7. Empirical Validation – Simulations on synthetic acyclic and cyclic MRPs, as well as on classic RL benchmarks (GridWorld, MountainCar), corroborate the theoretical findings. In acyclic domains, LSTD and MVU produce identical MSE curves, and TD/MC perform comparably. In cyclic domains, LSTD’s bias manifests as a noticeable MSE increase, TD’s performance varies with λ and learning‑rate, and MC matches MVU only when γ = 1.

Implications

• Algorithm Choice: For problems known to be acyclic (e.g., finite‑horizon planning, certain deterministic control tasks), LSTD is both computationally efficient and statistically optimal, making it the method of choice.
• Cyclic Environments: Practitioners should be aware that LSTD may be biased; regularization, weighted least‑squares, or bias‑correction techniques become necessary. TD remains attractive for online learning but requires careful tuning of λ and step‑size to mitigate bias.
• Discount Factor Considerations: When the discount factor is 1 (undiscounted returns), MC offers a simple, unbiased estimator that attains MVU performance without solving linear systems.

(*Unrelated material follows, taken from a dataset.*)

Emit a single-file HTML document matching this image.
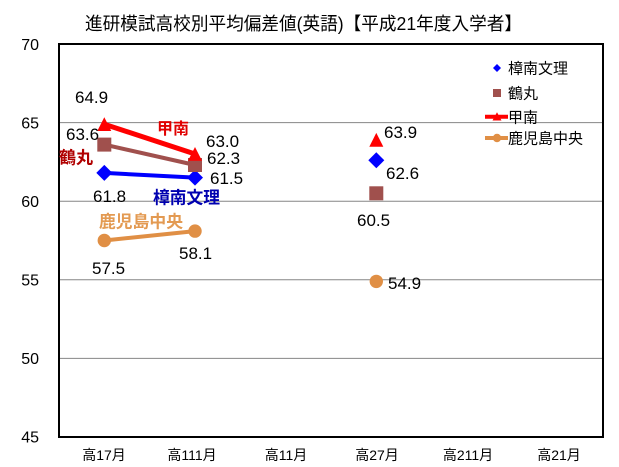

For γ < 1, MC loses this optimality, and MVU‑based approaches or corrected LSTD become preferable.
• Theoretical Insight: By exposing the role of state‑specific probability measures in the Bellman equation, the paper clarifies why unbiasedness is a delicate property that cannot be guaranteed simultaneously across all states in a cyclic MRP. This insight may guide the development of new estimators that explicitly account for measure mismatch.

In summary, the paper provides a rigorous statistical foundation for value‑function estimation, delineates the exact conditions under which popular algorithms coincide with the optimal MVU, and highlights the nuanced trade‑offs that arise in realistic, cyclic, and discounted reinforcement‑learning problems.